In mainly centering his story on the relationship between Max and Ezra, screenwriter Tony Spiridakis (who drew upon his firsthand experiences of raising a child on the autism spectrum) captures the beautiful chaos of parenting but devotes as much time, if not more, to Max’s personal journey toward accepting both his son and himself.

Your mileage may vary with Ezra based on your ability to get on board with Max as a character. As wonderful as Cannavale often is in the role, summoning great depths of anxiety and helpless emotion to the surface in seconds, the character’s reckless endangerment of his son starts early and seldom lets up. But the filmmakers are committed to getting you on Max’s side, often at the expense of common sense; when their road trip leads them to old friends, played first by Wilson then Farmiga, Max jovially informs them he’s on the run from the police and is rewarded for his honesty, with both warmly advocating that he’s in the right for taking his relationship with Ezra into his own hands.

Jenna, meanwhile, is berated by just about every other character in the film, especially Stan, for her role in making it harder for Max to see Ezra. Stan even goes so far as to exclaim that she’s responsible for making Max kidnap his son; when he eventually catches up with Max, it’s not to talk sense into him but to weepily apologize for his own failings as a father, a scene that De Niro handles with more poignancy and grace than it deserves.
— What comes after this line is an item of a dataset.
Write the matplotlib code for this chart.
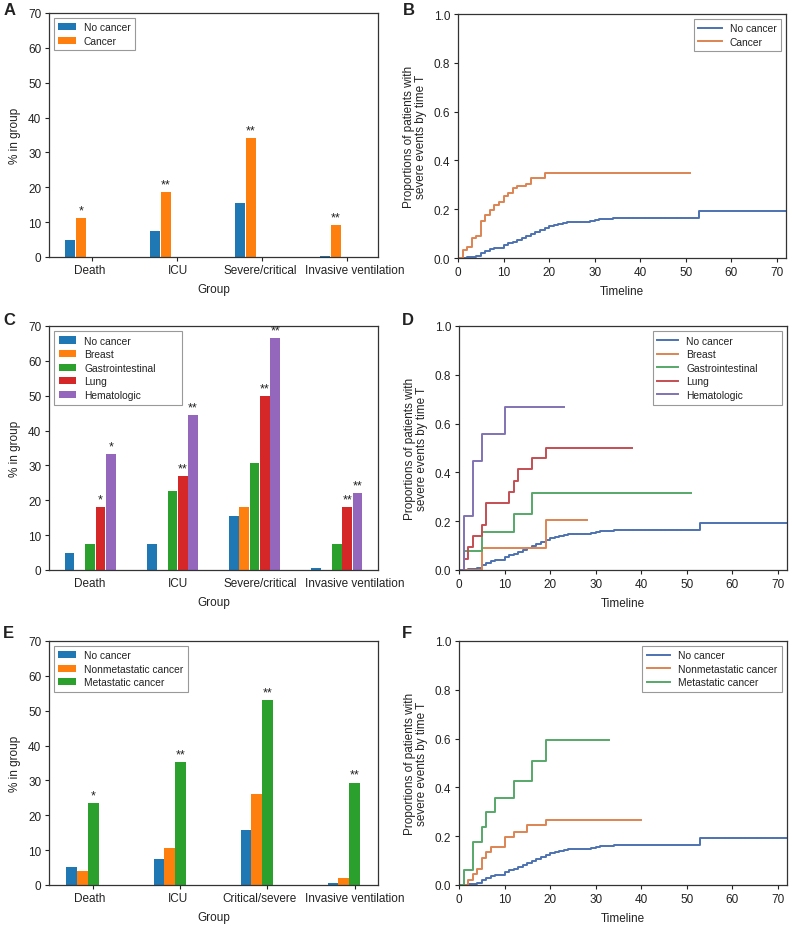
import matplotlib
matplotlib.use("Agg")
import matplotlib.pyplot as plt
import numpy as np

plt.rcParams['font.family'] = ['Liberation Sans', 'DejaVu Sans']
plt.rcParams['font.size'] = 8.5
plt.rcParams['text.color'] = '#222222'
plt.rcParams['axes.labelcolor'] = '#222222'
plt.rcParams['xtick.color'] = '#222222'
plt.rcParams['ytick.color'] = '#222222'

# ---------------- data ----------------
groups_ac = ["Death", "ICU", "Severe/critical", "Invasive ventilation"]
groups_e = ["Death", "ICU", "Critical/severe", "Invasive ventilation"]

# Panel A
a_names = ["No cancer", "Cancer"]
a_no_cancer = [5.0, 7.4, 15.6, 0.4]
a_cancer = [11.2, 18.6, 34.1, 9.2]
a_stars = [["", "", "", ""], ["*", "**", "**", "**"]]

# Panel C
c_names = ["No cancer", "Breast", "Gastrointestinal", "Lung", "Hematologic"]
c_no_cancer = [5.0, 7.4, 15.5, 0.6]
c_breast = [0, 0, 18.0, 0]
c_gi = [7.4, 22.8, 30.6, 7.4]
c_lung = [18.0, 27.0, 49.8, 18.0]
c_heme = [33.2, 44.4, 66.6, 22.0]
c_stars = [["", "", "", ""], ["", "", "", ""], ["", "", "", ""],
           ["*", "**", "**", "**"], ["*", "**", "**", "**"]]

# Panel E
e_names = ["No cancer", "Nonmetastatic cancer", "Metastatic cancer"]
e_no_cancer = [5.1, 7.6, 15.8, 0.6]
e_nonmet = [4.1, 10.7, 26.0, 2.1]
e_met = [23.4, 35.2, 53.0, 29.4]
e_stars = [["", "", "", ""], ["", "", "", ""], ["*", "**", "**", "**"]]

# Cumulative proportion curves (time, proportion), step-post
km_no_cancer_t = [0, 2, 4, 5, 6, 7, 8, 9, 10, 11, 12, 13, 14, 15, 16, 17, 18, 19, 20,
                  21, 22, 23, 24, 26, 29, 30, 31, 32, 34, 53, 72]
km_no_cancer_y = [0, 0.004, 0.008, 0.02, 0.028, 0.035, 0.040, 0.043, 0.055, 0.060, 0.066,
                  0.072, 0.080, 0.090, 0.100, 0.106, 0.113, 0.122, 0.130, 0.134, 0.140,
                  0.145, 0.147, 0.148, 0.150, 0.155, 0.158, 0.160, 0.163, 0.193, 0.193]

km_cancer_t = [0, 1, 2, 3, 4, 5, 6, 7, 8, 9, 10, 11, 12, 13, 15, 16, 19, 51]
km_cancer_y = [0, 0.034, 0.044, 0.081, 0.092, 0.150, 0.178, 0.196, 0.217, 0.228, 0.255,
               0.266, 0.286, 0.295, 0.302, 0.327, 0.347, 0.347]

km_breast_t = [0, 5, 19, 28]
km_breast_y = [0, 0.09, 0.205, 0.205]
km_gi_t = [0, 1, 5, 12, 16, 51]
km_gi_y = [0, 0.078, 0.155, 0.23, 0.316, 0.316]
km_lung_t = [0, 1, 2, 3, 5, 6, 11, 12, 13, 16, 19, 38]
km_lung_y = [0, 0.046, 0.094, 0.141, 0.185, 0.273, 0.318, 0.366, 0.413, 0.457, 0.502, 0.502]
km_heme_t = [0, 1, 3, 5, 10, 23]
km_heme_y = [0, 0.223, 0.447, 0.556, 0.668, 0.668]

km_nonmet_t = [0, 2, 3, 4, 5, 6, 7, 10, 12, 15, 19, 40]
km_nonmet_y = [0, 0.02, 0.045, 0.067, 0.11, 0.134, 0.155, 0.196, 0.219, 0.244, 0.268, 0.268]
km_met_t = [0, 1, 3, 5, 6, 8, 12, 16, 19, 33]
km_met_y = [0, 0.06, 0.178, 0.237, 0.299, 0.356, 0.428, 0.51, 0.593, 0.593]

bar_colors = ['#1f77b4', '#ff7f0e', '#2ca02c', '#d62728', '#9467bd']
line_colors = ['#4c72b0', '#dd8452', '#55a868', '#c44e52', '#8172b2']

# group label centres (axes fraction) as typeset in the figure
group_label_frac = [0.125, 0.392, 0.641, 0.930]

# ---------------- figure ----------------
W, H = 792, 929
fig = plt.figure(figsize=(W / 100, H / 100), dpi=100)


def ax_px(left, top, right, bottom):
    return fig.add_axes([left / W, 1 - bottom / H, (right - left) / W, (bottom - top) / H])


def style_axes(ax):
    for s in ax.spines.values():
        s.set_color('#333333')
        s.set_linewidth(0.9)
    ax.tick_params(length=3, width=0.8, labelsize=8.5, pad=2.5)


def make_legend(ax, loc, hl, bbox=None):
    kw = dict(loc=loc, fancybox=False, framealpha=1, edgecolor='#999999',
              fontsize=7.4, handlelength=hl, labelspacing=0.35, borderpad=0.45,
              handletextpad=0.8)
    if bbox is not None:
        kw.update(bbox_to_anchor=bbox, mode='expand', borderaxespad=0)
    else:
        kw.update(borderaxespad=0.45)
    leg = ax.legend(**kw)
    leg.get_frame().set_linewidth(0.8)


def bar_panel(ax, groups, series, names, stars, xlim, show_xticks=True, legend_bbox=None):
    x = np.arange(len(groups))
    slot = 0.125
    for i, (vals, nm) in enumerate(zip(series, names)):
        pos = x + (i - 2) * slot
        ax.bar(pos, vals, width=0.118, color=bar_colors[i], label=nm, linewidth=0)
        for j, v in enumerate(vals):
            if stars[i][j]:
                ax.text(pos[j], v + 0.5, stars[i][j], ha='center', va='bottom', fontsize=9)
    ax.set_xticks(x)
    ax.set_xticklabels([])
    for f, g in zip(group_label_frac, groups):
        ax.text(f, -0.027, g, transform=ax.transAxes, ha='center', va='top', fontsize=8.5)
    ax.set_xlim(*xlim)
    ax.set_ylim(0, 70)
    ax.set_yticks(range(0, 71, 10))
    ax.set_ylabel("% in group", fontsize=8.5, labelpad=5)
    ax.set_xlabel("Group", fontsize=8.5)
    ax.xaxis.set_label_coords(0.5, -0.107)
    style_axes(ax)
    if not show_xticks:
        ax.tick_params(axis='x', length=0)
    make_legend(ax, 'upper left', 1.7, legend_bbox)


def km_panel(ax, curves, names, colors, legend_bbox=None):
    for (t, y), nm, c in zip(curves, names, colors):
        ax.step(t, y, where='post', color=c, lw=1.4, label=nm)
    ax.set_xlim(0, 72)
    ax.set_ylim(0, 1.0)
    ax.set_xticks(range(0, 71, 10))
    ax.set_yticks(np.arange(0, 1.01, 0.2))
    ax.set_yticklabels([f"{v:.1f}" for v in np.arange(0, 1.01, 0.2)])
    ax.set_ylabel("Proportions of patients with\nsevere events by time T", fontsize=8.5,
                  labelpad=5, linespacing=1.0)
    ax.set_xlabel("Timeline", fontsize=8.5, labelpad=5)
    style_axes(ax)
    if legend_bbox is None:
        make_legend(ax, 'upper right', 2.3)
    else:
        make_legend(ax, 'upper left', 2.0, legend_bbox)


axA = ax_px(49, 14, 378, 258)
bar_panel(axA, groups_ac, [a_no_cancer, a_cancer], a_names, a_stars, (-0.5, 3.37))
axB = ax_px(458, 15, 786, 259)
km_panel(axB, [(km_no_cancer_t, km_no_cancer_y), (km_cancer_t, km_cancer_y)],
         ["No cancer", "Cancer"], line_colors[:2])

axC = ax_px(49, 327, 378, 571)
bar_panel(axC, groups_ac, [c_no_cancer, c_breast, c_gi, c_lung, c_heme], c_names, c_stars,
          (-0.5, 3.5), show_xticks=False, legend_bbox=(0.015, 0.0, 0.389, 0.98))
axD = ax_px(459, 327, 787, 571)
km_panel(axD, [(km_no_cancer_t, km_no_cancer_y), (km_breast_t, km_breast_y),
               (km_gi_t, km_gi_y), (km_lung_t, km_lung_y), (km_heme_t, km_heme_y)],
         c_names, line_colors, legend_bbox=(0.591, 0.0, 0.394, 0.98))

axE = ax_px(49, 642, 378, 886)
bar_panel(axE, groups_e, [e_no_cancer, e_nonmet, e_met], e_names, e_stars, (-0.51, 3.27))
axF = ax_px(459, 642, 787, 886)
km_panel(axF, [(km_no_cancer_t, km_no_cancer_y), (km_nonmet_t, km_nonmet_y),
               (km_met_t, km_met_y)], ["No cancer", "Nonmetastatic cancer", "Metastatic cancer"],
         line_colors[:3])

for lab, (px, py) in {"A": (4, 15), "B": (403, 15), "C": (3, 325), "D": (402, 325),
                      "E": (3, 638), "F": (402, 638)}.items():
    fig.text(px / W, 1 - py / H, lab, fontsize=12, fontweight='bold', ha='left', va='baseline')

fig.savefig("out.png", dpi=100)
It should be said that Fitzgerald, an actor who is on the autism spectrum, is Ezra’s best defense against its story’s more histrionic impulses. At once wise beyond his years and wildly impulsive, Ezra is a chaotic source of energy in his parents’ lives, as likely to spout extensive movie quotes from memory as he is to blurt out the punchline of Max’s set before he has time to deliver it, and Fitzgerald brings the character off the page with an immediate confidence and attention to detail that extends to his easy, believable chemistry with Cannavale.

It’s just a shame that these performances, all well-meaning and delivered by pros, are trapped within such a contrived, thinly sketched outline of a film. Ezra tugs clumsily at the heartstrings. It would take a heartless cynic not to be moved by small beats in which fathers and sons envelop one another in tender embraces that say more than their words ever could, just as it would take a total sap not to resent the strain of mawkish sentimentality that pervades most everything else on screen.